** START OF Data extract **

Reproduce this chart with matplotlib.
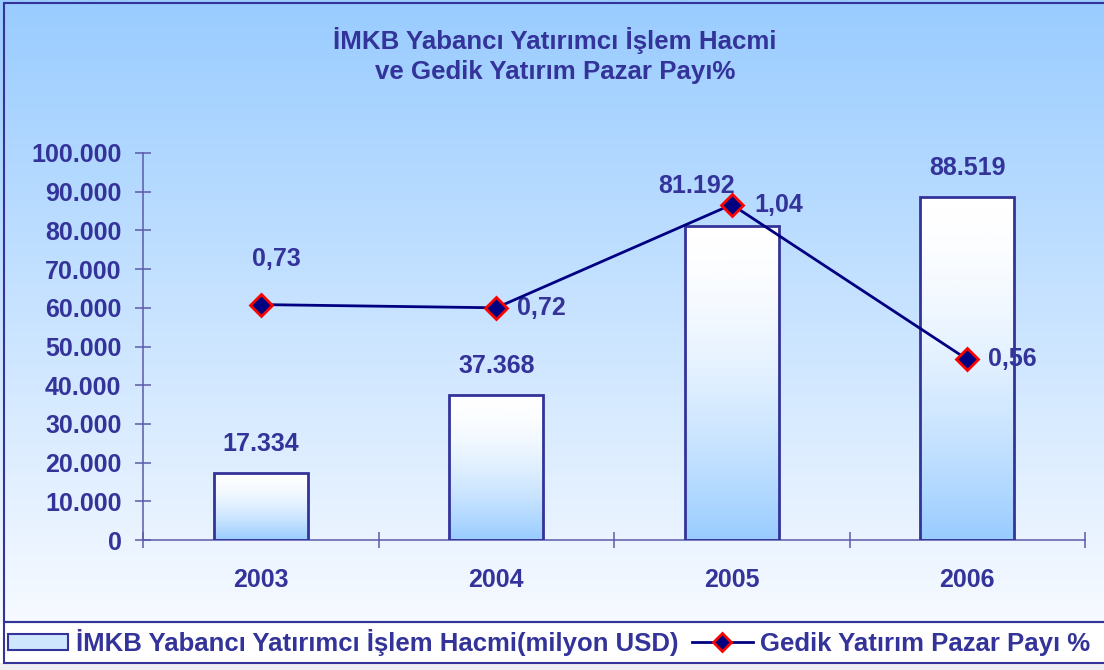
import numpy as np
import matplotlib
matplotlib.use("Agg")
import matplotlib.pyplot as plt
from matplotlib.colors import LinearSegmentedColormap
from matplotlib.patches import Rectangle, Patch
from matplotlib.lines import Line2D
from matplotlib.ticker import FuncFormatter, FixedLocator

plt.rcParams['font.family'] = ['Liberation Sans', 'DejaVu Sans']
plt.rcParams['font.weight'] = 'bold'

# ---- data ----
years = ['2003', '2004', '2005', '2006']
volume = [17334, 37368, 81192, 88519]          # milyon USD
share = [0.73, 0.72, 1.04, 0.56]               # %
volume_labels = ['17.334', '37.368', '81.192', '88.519']
share_labels = ['0,73', '0,72', '1,04', '0,56']
yticks = [0, 10000, 20000, 30000, 40000, 50000, 60000, 70000, 80000, 90000, 100000]
title_lines = ['İMKB Yabancı Yatırımcı İşlem Hacmi', 've Gedik Yatırım Pazar Payı%']
legend_labels = ['İMKB Yabancı Yatırımcı İşlem Hacmi(milyon USD)', 'Gedik Yatırım Pazar Payı %']

TXT = '#333399'
AXC = '#5B5BAA'
LINE = '#000080'

W, H = 1104, 670
fig = plt.figure(figsize=(W / 100, H / 100), dpi=100)

# ---- background ----
bg = fig.add_axes([0, 0, 1, 1], zorder=-10)
bg.set_axis_off()
leg_bottom = (H - 663) / H
leg_top = (H - 622) / H
grad = np.linspace(0, 1, 256).reshape(-1, 1)
cmap_bg = LinearSegmentedColormap.from_list('bg', ['#99CCFF', '#F7FAFF'])
bg.imshow(grad, aspect='auto', cmap=cmap_bg, extent=[0, 1, leg_top, 1], origin='upper')
bg.add_patch(Rectangle((0, 0), 1, leg_bottom, facecolor='#EEEEF2', edgecolor='none'))
bg.add_patch(Rectangle((4 / W, leg_bottom), 1.0, leg_top - leg_bottom,
                       facecolor='white', edgecolor=TXT, lw=1.5))
bg.add_patch(Rectangle((4 / W, leg_top), 1.0, (1 - 3 / H) - leg_top,
                       facecolor='none', edgecolor=TXT, lw=1.5))
bg.set_xlim(0, 1)
bg.set_ylim(0, 1)

# ---- main axes ----
ax = fig.add_axes([143 / W, 130 / H, 942 / W, 387 / H])
ax.set_facecolor('none')
x = np.arange(len(years))
bars = ax.bar(x, volume, width=0.4, facecolor='none', edgecolor=TXT, linewidth=2, zorder=3)

bar_cmap = LinearSegmentedColormap.from_list('bar', ['#FFFFFF', '#99CCFF'])
g = (np.linspace(0, 1, 256) ** 1.7).reshape(-1, 1)
for b in bars:
    x0, w, h = b.get_x(), b.get_width(), b.get_height()
    ax.imshow(g, aspect='auto', cmap=bar_cmap, extent=[x0, x0 + w, 0, h],
              origin='upper', zorder=2, vmin=0, vmax=1)

ax.set_xlim(-0.5, len(years) - 0.5)
ax.set_ylim(0, 100000)

ax.set_yticks(yticks)
ax.yaxis.set_major_formatter(FuncFormatter(lambda v, p: f"{int(v):,}".replace(',', '.')))
ax.tick_params(axis='y', direction='inout', length=12, width=1.1, color=AXC,
               labelcolor=TXT, labelsize=18, pad=9.5)
ax.set_xticks(x)
ax.set_xticklabels(years)
ax.tick_params(axis='x', which='major', length=0, labelcolor=TXT, labelsize=18, pad=20)
ax.xaxis.set_minor_locator(FixedLocator(np.arange(-0.5, len(years), 1.0)))
ax.tick_params(axis='x', which='minor', direction='inout', length=12, width=1.1, color=AXC)
for lbl in ax.get_xticklabels() + ax.get_yticklabels():
    lbl.set_fontweight('bold')
for s in ['top', 'right']:
    ax.spines[s].set_visible(False)
for s in ['left', 'bottom']:
    ax.spines[s].set_color(AXC)
    ax.spines[s].set_linewidth(1.1)

vol_offsets = [(0, 21), (0, 21), (-25, 29), (0, 21)]
for i, b in enumerate(bars):
    ax.annotate(volume_labels[i], (b.get_x() + b.get_width() / 2, b.get_height()),
                xytext=vol_offsets[i], textcoords='offset points',
                ha='center', va='center', fontsize=18, color=TXT, fontweight='bold',
                zorder=5)

# ---- secondary (hidden) axis for market share ----
ax2 = ax.twinx()
ax2.set_ylim(0, 1.2)
ax2.set_axis_off()
ax2.plot(x, share, color=LINE, lw=2, marker='D', ms=11, mfc=LINE, mec='red', mew=2,
         zorder=4)
share_pos = [((11, 33), 'center'), ((15, 0), 'left'), ((16, 0), 'left'), ((15, 0), 'left')]
for i in range(len(share)):
    off, ha = share_pos[i]
    ax2.annotate(share_labels[i], (x[i], share[i]), xytext=off, textcoords='offset points',
                 ha=ha, va='center', fontsize=18, color=TXT, fontweight='bold')

# ---- title ----
fig.text(555 / W, 1 - 40 / H, title_lines[0], ha='center', va='center', fontsize=18.6,
         color=TXT, fontweight='bold')
fig.text(555 / W, 1 - 72 / H, title_lines[1], ha='center', va='center', fontsize=18.6,
         color=TXT, fontweight='bold')

# ---- legend ----
handles = [Patch(facecolor='#CFE6FF', edgecolor=TXT, lw=1.5),
           Line2D([], [], color=LINE, lw=2, marker='D', ms=9, mfc=LINE, mec='red', mew=2)]
leg = fig.legend(handles, legend_labels, loc='center',
                 bbox_to_anchor=(549 / W, (leg_top + leg_bottom) / 2),
                 ncol=2, frameon=False, fontsize=18.5, handlelength=2.35, handletextpad=0.28,
                 columnspacing=0.55, borderpad=0, borderaxespad=0, handleheight=0.6)
for t in leg.get_texts():
    t.set_color(TXT)
    t.set_fontweight('bold')

fig.savefig('out.png', dpi=100)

** END OF Data extract **

• **Set problem**
Return each line exactly as written. Any picture gets left out.

• **Answer to the problem**
Reproduce this chart with matplotlib.
import numpy as np
import matplotlib
matplotlib.use("Agg")
import matplotlib.pyplot as plt
from matplotlib.colors import LinearSegmentedColormap
from matplotlib.patches import Rectangle, Patch
from matplotlib.lines import Line2D
from matplotlib.ticker import FuncFormatter, FixedLocator

plt.rcParams['font.family'] = ['Liberation Sans', 'DejaVu Sans']
plt.rcParams['font.weight'] = 'bold'

# ---- data ----
years = ['2003', '2004', '2005', '2006']
volume = [17334, 37368, 81192, 88519]          # milyon USD
share = [0.73, 0.72, 1.04, 0.56]               # %
volume_labels = ['17.334', '37.368', '81.192', '88.519']
share_labels = ['0,73', '0,72', '1,04', '0,56']
yticks = [0, 10000, 20000, 30000, 40000, 50000, 60000, 70000, 80000, 90000, 100000]
title_lines = ['İMKB Yabancı Yatırımcı İşlem Hacmi', 've Gedik Yatırım Pazar Payı%']
legend_labels = ['İMKB Yabancı Yatırımcı İşlem Hacmi(milyon USD)', 'Gedik Yatırım Pazar Payı %']

TXT = '#333399'
AXC = '#5B5BAA'
LINE = '#000080'

W, H = 1104, 670
fig = plt.figure(figsize=(W / 100, H / 100), dpi=100)

# ---- background ----
bg = fig.add_axes([0, 0, 1, 1], zorder=-10)
bg.set_axis_off()
leg_bottom = (H - 663) / H
leg_top = (H - 622) / H
grad = np.linspace(0, 1, 256).reshape(-1, 1)
cmap_bg = LinearSegmentedColormap.from_list('bg', ['#99CCFF', '#F7FAFF'])
bg.imshow(grad, aspect='auto', cmap=cmap_bg, extent=[0, 1, leg_top, 1], origin='upper')
bg.add_patch(Rectangle((0, 0), 1, leg_bottom, facecolor='#EEEEF2', edgecolor='none'))
bg.add_patch(Rectangle((4 / W, leg_bottom), 1.0, leg_top - leg_bottom,
                       facecolor='white', edgecolor=TXT, lw=1.5))
bg.add_patch(Rectangle((4 / W, leg_top), 1.0, (1 - 3 / H) - leg_top,
                       facecolor='none', edgecolor=TXT, lw=1.5))
bg.set_xlim(0, 1)
bg.set_ylim(0, 1)

# ---- main axes ----
ax = fig.add_axes([143 / W, 130 / H, 942 / W, 387 / H])
ax.set_facecolor('none')
x = np.arange(len(years))
bars = ax.bar(x, volume, width=0.4, facecolor='none', edgecolor=TXT, linewidth=2, zorder=3)

bar_cmap = LinearSegmentedColormap.from_list('bar', ['#FFFFFF', '#99CCFF'])
g = (np.linspace(0, 1, 256) ** 1.7).reshape(-1, 1)
for b in bars:
    x0, w, h = b.get_x(), b.get_width(), b.get_height()
    ax.imshow(g, aspect='auto', cmap=bar_cmap, extent=[x0, x0 + w, 0, h],
              origin='upper', zorder=2, vmin=0, vmax=1)

ax.set_xlim(-0.5, len(years) - 0.5)
ax.set_ylim(0, 100000)

ax.set_yticks(yticks)
ax.yaxis.set_major_formatter(FuncFormatter(lambda v, p: f"{int(v):,}".replace(',', '.')))
ax.tick_params(axis='y', direction='inout', length=12, width=1.1, color=AXC,
               labelcolor=TXT, labelsize=18, pad=9.5)
ax.set_xticks(x)
ax.set_xticklabels(years)
ax.tick_params(axis='x', which='major', length=0, labelcolor=TXT, labelsize=18, pad=20)
ax.xaxis.set_minor_locator(FixedLocator(np.arange(-0.5, len(years), 1.0)))
ax.tick_params(axis='x', which='minor', direction='inout', length=12, width=1.1, color=AXC)
for lbl in ax.get_xticklabels() + ax.get_yticklabels():
    lbl.set_fontweight('bold')
for s in ['top', 'right']:
    ax.spines[s].set_visible(False)
for s in ['left', 'bottom']:
    ax.spines[s].set_color(AXC)
    ax.spines[s].set_linewidth(1.1)

vol_offsets = [(0, 21), (0, 21), (-25, 29), (0, 21)]
for i, b in enumerate(bars):
    ax.annotate(volume_labels[i], (b.get_x() + b.get_width() / 2, b.get_height()),
                xytext=vol_offsets[i], textcoords='offset points',
                ha='center', va='center', fontsize=18, color=TXT, fontweight='bold',
                zorder=5)

# ---- secondary (hidden) axis for market share ----
ax2 = ax.twinx()
ax2.set_ylim(0, 1.2)
ax2.set_axis_off()
ax2.plot(x, share, color=LINE, lw=2, marker='D', ms=11, mfc=LINE, mec='red', mew=2,
         zorder=4)
share_pos = [((11, 33), 'center'), ((15, 0), 'left'), ((16, 0), 'left'), ((15, 0), 'left')]
for i in range(len(share)):
    off, ha = share_pos[i]
    ax2.annotate(share_labels[i], (x[i], share[i]), xytext=off, textcoords='offset points',
                 ha=ha, va='center', fontsize=18, color=TXT, fontweight='bold')

# ---- title ----
fig.text(555 / W, 1 - 40 / H, title_lines[0], ha='center', va='center', fontsize=18.6,
         color=TXT, fontweight='bold')
fig.text(555 / W, 1 - 72 / H, title_lines[1], ha='center', va='center', fontsize=18.6,
         color=TXT, fontweight='bold')

# ---- legend ----
handles = [Patch(facecolor='#CFE6FF', edgecolor=TXT, lw=1.5),
           Line2D([], [], color=LINE, lw=2, marker='D', ms=9, mfc=LINE, mec='red', mew=2)]
leg = fig.legend(handles, legend_labels, loc='center',
                 bbox_to_anchor=(549 / W, (leg_top + leg_bottom) / 2),
                 ncol=2, frameon=False, fontsize=18.5, handlelength=2.35, handletextpad=0.28,
                 columnspacing=0.55, borderpad=0, borderaxespad=0, handleheight=0.6)
for t in leg.get_texts():
    t.set_color(TXT)
    t.set_fontweight('bold')

fig.savefig('out.png', dpi=100)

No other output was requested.